Stefan Fuhrmann <[email protected]> writes:

> Philip Martin wrote:
>> Stefan Fuhrman <[email protected]> writes:
>>
>>  
>>> svn_cache_t lookup returns a copy of the value found.
>>> For objects of variable size, this can be expensive. If you
>>> checkout / export all N files of a specific directory, for
>>> instance, every single path gets verified. The directory
>>> information is cached for FSFS but the copy operation
>>> will still be O(N).
>>>
>>> As a result, the whole check takes O(N2). The good
>>>     
>>
>> That sounds bad.  Do you have any measurements to show how much
>> improvement your patch gives?
>>   
> Well, choose your N ;) For low square mean numbers of files
> per folder as in TSVN and SVN, the gains were between 3
> and 4 percent of total "svn export" runtime. If you want me to,
> I could run a test with 10k files in a folder (probably a realistic
> upper limit).

Sounds promising.  In this case I think server performance is the more
interesting.  If you can be bothered then run a server, do a checkout
of a 1K or a 10k directory (probably many times) and look at CPU or
memory usage of the server.  But if you are getting 3% on the client
then the server is probably getting a bigger gain.

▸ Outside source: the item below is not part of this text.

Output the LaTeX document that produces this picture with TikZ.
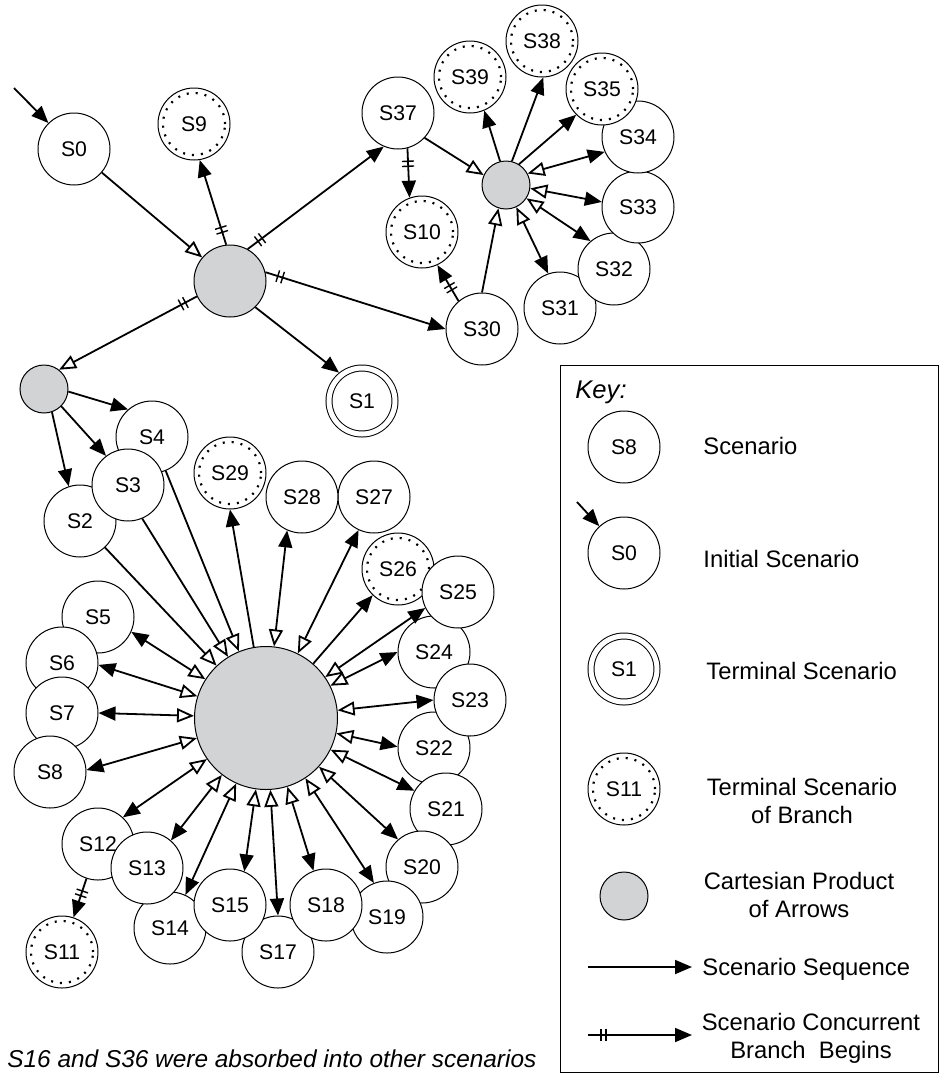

>>> -  SVN_ERR(svn_cache__get((void **) &manifest, &is_cached,
>>> -                         ffd->packed_offset_cache, &shard, pool));
>>> +  SVN_ERR(svn_cache__get_pinned((void **) &manifest, &is_cached,
>>> +                                ffd->packed_offset_cache, &shard,
>>> pool));
>>>     if (is_cached)
>>>      {
>>>        *rev_offset = APR_ARRAY_IDX(manifest, rev %
>>> ffd->max_files_per_dir,
>>>                                    apr_off_t);
>>>     
>>
>> Adding
>>
>>          SVN_ERR(svn_foo(...));
>>
>> would now be a bug because an error would cause the unpin to be
>> skipped.  This is an interface that is easy to get wrong, how about a
>> calback interface similar to svn_wc__call_with_write_lock?
>>   
> The implementation is supposed not pin nor lock upon
> lookup failure. Perhaps, I should make that clear in the
> API documentation.

What I meant was that with code like:

    SVN_ERR(svn_cache__get_pinned(...));
    if (...)
       ...
    ...
    SVN_ERR(svn_cache__unpin());

it's easy to make a change in the future like:

    SVN_ERR(svn_cache__get_pinned(...));
    if (...)
       ...
    SVN_ERR(svn_foo(...));
    ...
    SVN_ERR(svn_cache__unpin());

and that is a bug.  We have had bugs in the past like that: errors
that leak, working copy locks that leak, and now we have pins that
leak.  If you write an interface like svn_wc__call_with_write_lock
then it's much harder to leak.

>> So pinning leaves the cache locked and failing to unpin is essentially
>> an unrecoverable error.
>>   
> Yes. Even if the locking would not be a problem. Pinning
> is equivalent to locking a resource (the entry in that case).
> Memory, for instance, will not be reclaimed until you destroy
> the whole cache. This is the very purpose of this functionality.
>> I think your claim that the interface allows more than one item to be
>> pinned is also suspect.  How would the locking work?  Could two
>> threads each pin an item?
>>   
> The current implementation is more simplistic than what
> the interface allows. Locking the cache is a by-product
> of that simplistic implementation.
>> Do you really need to leave the cache locked?  Would it be enough to
>> arrange for the item not to be evicted from the LRU cache?  Move the
>> pinned item from the LRU cache to a pinned cache, and move it back
>> when unpinned?
>>   
> An alternative implementation would associate every
> cache entry with a pin count. While the latter is >0,
> the respective entry will not be evicted from cache.
> The basic meaning of "pin" is: 'keep this reference
> valid as long as it is pinned'.
>
> The downside is that you may be tempted to pin many
> items or to pin them for a longer time, possibly forgetting
> to release these items in certain edge-cases.

An svn_wc__call_with_write_lock interface mostly solves the forgetting
to unpin problem.

> That is the reason why I chose to pin at most one item
> at any given time. Mistakes in cache usage would become
> obvious pretty quickly. On the downside, multi-threaded
> code needs additional coordination to make that "only 1"
> limit feasible. Thus, the lock.
>
> If your assessment is that "misusing" the lock is more
> risky than the risk of a temporary memory leak, I can
> change the implementation this weekend and post a
> new patch.

Leaving the cache locked feels wrong to me, but that really is an
off-the-cuff reaction.

BTW, there is at least one memory bug associated with the cache:
http://subversion.tigris.org/issues/show_bug.cgi?id=3593
something to do with the way apr hash tables reuse memory.